Há pelo menos outra pessoa na sala com o mesmo gosto por enfermagem. Fátima Pereira, 51 anos. Em Angola, de onde veio em 1977, estudou até ao 6.º ano. Um dia estava a ver o Telejornal e ouviu falar neste programa de formação para adultos. Participar exigiu "um bocadinho de sacrifício", mas "valeu a pena". Já tem o 9.º ano e quer ir "pelo menos até ao 12.º".
A filha, deficiente auditiva, "está crescida" e cuida da sua vida. "Agora estou a pensar em mim."
Até agora inscreveram-se no Novas Oportunidades 250 mil portugueses. São três os objectivos traçados pelo Governo: fazer do 12.º ano "o referencial mínimo de qualificação"; possibilitar que metade dos alunos do secundário sejam "abrangidos em vias tecnológicas e profissionalizantes"; e qualificar, até 2010, um milhão de activos através da validação de competências e formação de adultos.
Paulo deixou ontem de ter vergonha das suas habilitações
A cerimónia já acabou e Paulo Gigante desce a rampa de acesso ao Pavilhão do Conhecimento. Na mão traz a caixa com o computador portátil que acabou de receber. Também há-de ter algures o envelope com o certificado que atesta que agora, aos 34 anos, concluiu o 9.º ano de escolaridade. Já não precisa de continuar a desviar a conversa, quando o assunto tiver a ver com habilitações.

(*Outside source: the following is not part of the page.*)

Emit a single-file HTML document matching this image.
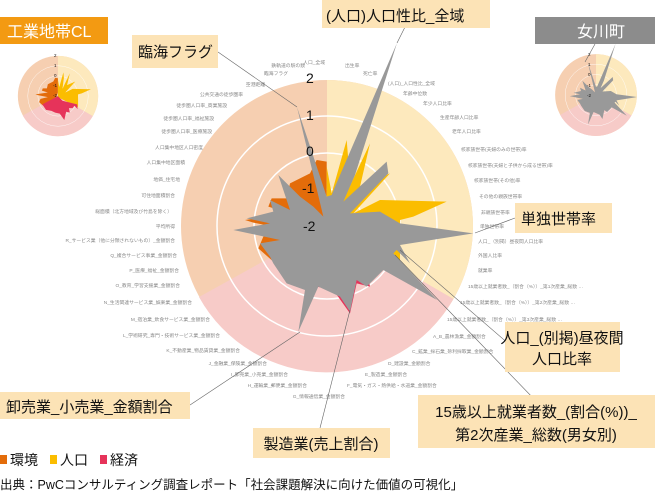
<!DOCTYPE html>
<html><head><meta charset="utf-8"><style>
body{margin:0;background:#fff;width:655px;height:494px;overflow:hidden;font-family:"Liberation Sans","Noto Sans CJK JP",sans-serif;}
svg{position:absolute;left:0;top:0}
.s{font-size:4.8px;fill:#888}
</style></head><body>
<svg width="655" height="494" viewBox="0 0 655 494" xmlns="http://www.w3.org/2000/svg" font-family="Liberation Sans, Noto Sans CJK JP, sans-serif">
<defs>
<g id="bg">
  <circle cx="327" cy="226" r="146" fill="#f6cfb1"/>
  <path d="M327 226 L327 80 A146 146 0 0 1 453.4 299 Z" fill="#fde9bd"/>
  <path d="M327 226 L453.4 299 A146 146 0 0 1 199 297 Z" fill="#f7cbc8"/>
  <g fill="none" stroke="#fff" stroke-width="1.5">
    <circle cx="327" cy="226" r="36.7"/><circle cx="327" cy="226" r="73"/><circle cx="327" cy="226" r="110"/>
  </g>
</g>
<g id="col" transform="translate(180,130) scale(0.33333)">
  <polygon fill="#e36c0a" points="440,250 440,95 410,90 390,130 330,160 320,205 275,205 265,230 330,250 195,270 220,278 330,300 250,320 235,355 280,395 420,300"/>
  <polygon fill="#fbbd00" points="440,250 440,110 455,190 500,30 505,90 490,210 570,40 540,170 630,130 520,250 600,210 800,215 700,260 660,270 660,400 655,410 440,300"/>
  <polygon fill="#e6335a" points="440,290 270,380 290,410 310,440 370,450 410,470 460,480 510,550 530,460 570,470 560,420 600,420 620,395 655,430 650,380 490,340"/>
</g>
<g id="gray" transform="translate(180,130) scale(0.33333)">
  <polygon fill="#999" points="430,260 351,-69 440,200 455,195 465,170 651,-261 525,135 490,215 620,95 625,130 510,250 600,245 660,280 880,310 660,345 690,400 650,360 640,370 771,510 610,420 560,470 530,450 510,545 480,500 415,470 355,605 375,480 320,460 300,430 280,400 270,380 240,340 300,330 160,300 270,280 200,265 280,245 270,210 330,240 295,135 360,200 400,230"/>
</g>
</defs>

<use href="#bg"/>
<use href="#col"/>
<use href="#gray"/>
<g font-size="14" fill="#111">
<text x="306" y="83">2</text><text x="306" y="120">1</text><text x="306" y="156">0</text><text x="302" y="193">-1</text><text x="303" y="231">-2</text>
</g>

<g transform="translate(58,96) scale(0.275) translate(-327,-226)"><use href="#bg"/><use href="#col"/></g>
<g font-size="4.5" fill="#111"><text x="54" y="57">2</text><text x="54" y="67">1</text><text x="54" y="77">0</text><text x="53" y="87">-1</text><text x="53" y="97">-2</text></g>
<g transform="translate(596,95) scale(0.28) translate(-327,-226)"><use href="#bg"/><use href="#gray"/></g>
<g font-size="4.5" fill="#111"><text x="588" y="56">2</text><text x="588" y="66">1</text><text x="588" y="76">0</text><text x="587" y="87">-1</text><text x="587" y="97">-2</text></g>

<g class="s" text-anchor="end">
<text x="305" y="67">鉄軌道の駅の数</text><text x="288" y="75">臨海フラグ</text><text x="265" y="86">空港距離</text>
<text x="243" y="96">公共交通の徒歩圏率</text><text x="227" y="107">徒歩圏人口率_商業施設</text><text x="214" y="120">徒歩圏人口率_福祉施設</text>
<text x="212" y="133">徒歩圏人口率_医療施設</text><text x="203" y="149">人口集中地区人口密度</text><text x="185" y="164">人口集中地区面積</text>
<text x="180" y="181">地価_住宅地</text><text x="175" y="197">可住地面積割合</text><text x="172" y="213">総面積（北方地域及び竹島を除く）</text>
<text x="175" y="228">平均所得</text><text x="175" y="242">R_サービス業（他に分類されないもの）_金額割合</text><text x="177" y="257">Q_複合サービス事業_金額割合</text>
<text x="179" y="272">P_医療_福祉_金額割合</text><text x="180" y="287">O_教育_学習支援業_金額割合</text><text x="192" y="304">N_生活関連サービス業_娯楽業_金額割合</text>
<text x="210" y="321">M_宿泊業_飲食サービス業_金額割合</text><text x="220" y="337">L_学術研究_専門・技術サービス業_金額割合</text>
<text x="240" y="352">K_不動産業_物品賃貸業_金額割合</text><text x="267" y="365">J_金融業_保険業_金額割合</text>
<text x="288" y="376">I_卸売業_小売業_金額割合</text><text x="307" y="387">H_運輸業_郵便業_金額割合</text><text x="345" y="398">G_情報通信業_金額割合</text>
<text x="325" y="64">人口_全域</text>
</g>
<g class="s">
<text x="347" y="387">F_電気・ガス・熱供給・水道業_金額割合</text><text x="365" y="376">E_製造業_金額割合</text><text x="388" y="365">D_建設業_金額割合</text>
<text x="412" y="353">C_鉱業_採石業_砂利採取業_金額割合</text><text x="433" y="338">A_B_農林漁業_金額割合</text>
<text x="447" y="321">15歳以上就業者数_（割合（%））_第3次産業_総数 …</text><text x="460" y="304">15歳以上就業者数_（割合（%））_第2次産業_総数 …</text>
<text x="468" y="288">15歳以上就業者数_（割合（%））_第1次産業_総数 …</text><text x="478" y="272">就業率</text><text x="478" y="257">外国人比率</text>
<text x="478" y="243">人口_（別掲）昼夜間人口比率</text><text x="480" y="228">単独世帯率</text><text x="481" y="214">非親族世帯率</text>
<text x="479" y="198">その他の親族世帯率</text><text x="474" y="182">核家族世帯(その他)率</text><text x="468" y="167">核家族世帯(夫婦と子供から成る世帯)率</text>
<text x="461" y="151">核家族世帯(夫婦のみの世帯)率</text><text x="452" y="133">老年人口比率</text><text x="440" y="119">生産年齢人口比率</text>
<text x="423" y="105">年少人口比率</text><text x="403" y="95">年齢中位数</text><text x="388" y="85">(人口)_人口性比_全域</text>
<text x="363" y="75">死亡率</text><text x="345" y="67">出生率</text>
</g>

<g stroke="#666" stroke-width="0.6" fill="none">
<line x1="218" y1="52" x2="297" y2="107"/><line x1="405" y1="27" x2="397" y2="43"/>
<line x1="515" y1="218" x2="475" y2="233"/><line x1="400" y1="250" x2="510" y2="345"/>
<line x1="395" y1="255" x2="535" y2="400"/><line x1="320" y1="428" x2="350" y2="310"/>
<line x1="190" y1="405" x2="300" y2="332"/>
<line x1="595" y1="44" x2="585" y2="62"/>
</g>

<g fill="#fce3b6">
<rect x="132" y="35" width="86" height="33"/><rect x="322" y="0" width="168" height="28"/>
<rect x="515" y="203" width="97" height="30"/><rect x="505" y="322" width="115" height="50"/>
<rect x="418" y="395" width="237" height="53"/><rect x="253" y="428" width="137" height="30"/>
<rect x="0" y="392" width="190" height="27"/>
</g>
<g font-size="15" fill="#111">
<text x="138" y="57">臨海フラグ</text><text x="326" y="21">(人口)人口性比_全域</text>
<text x="521" y="224">単独世帯率</text>
<text x="562" y="343" text-anchor="middle">人口_(別掲)昼夜間</text><text x="562" y="364" text-anchor="middle">人口比率</text>
<text x="536" y="417" text-anchor="middle">15歳以上就業者数_(割合(%))_</text><text x="536" y="440" text-anchor="middle">第2次産業_総数(男女別)</text>
<text x="321" y="449" text-anchor="middle">製造業(売上割合)</text><text x="6" y="412">卸売業_小売業_金額割合</text>
</g>

<rect x="0" y="17" width="108" height="27" fill="#f39a12"/>
<text x="7" y="37" font-size="16" fill="#fff">工業地帯CL</text>
<rect x="535" y="17" width="120" height="27" fill="#8c8c8c"/>
<text x="577" y="37" font-size="16" fill="#fff">女川町</text>

<rect x="0" y="455" width="7" height="9" fill="#e36c0a"/><text x="10" y="465" font-size="14" fill="#111">環境</text>
<rect x="50" y="455" width="7" height="9" fill="#fbbd00"/><text x="60" y="465" font-size="14" fill="#111">人口</text>
<rect x="100" y="455" width="7" height="9" fill="#e6335a"/><text x="110" y="465" font-size="14" fill="#111">経済</text>
<text x="0" y="489" font-size="12.5" fill="#111">出典：PwCコンサルティング調査レポート「社会課題解決に向けた価値の可視化」</text>
</svg>
</body></html>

Porque era isso, confessa-o sem rodeios, que acontecia. "Por vezes tinha vergonha de dizer a escolaridade que tinha." Mesmo com os amigos, era um tema incómodo: "Calava-me ou tentava puxar outro assunto."
Paulo deixou de estudar há 22 anos, tinha 12 de idade. Só fez o 5.º ano. "Não era dos piores alunos, mas também não era dos melhores." Foi por "razões financeiras" que abandonou a escola. "Pensava que para ser independente tinha de ter o meu próprio dinheiro, para comprar aquilo que queria."
Começou a trabalhar numa oficina de automóveis, em Lisboa, ainda com 12 anos. Mais tarde entrou no ramo da construção civil, onde continua. Há pouco mais de dois anos abriu uma óptica, com o irmão e a mulher. O seu futuro deverá passar por aí.
Hoje sabe que "foi um erro" ter deixado de estudar tão cedo. Os erros, às vezes, pagam-se caro, mas também se emendam. E a oportunidade de Paulo chegou por fax. Enviou-o para a óptica a Associação Nacional dos Ópticos, dando a conhecer aos associados o programa Novas Oportunidades.
À noite, no final do trabalho, Paulo Gigante passou a ter aulas. "Aprendi muita coisa." Matemática foi o que custou mais. Agora quer continuar até ao 12.º ano. Tem sabido bem. "Nem que seja pela auto-estima. Renova-se, reforça-se. Estamos autoconfiantes e a partir daí a vida pode ser melhorada. Auto-estima - é como diz o nosso primeiro."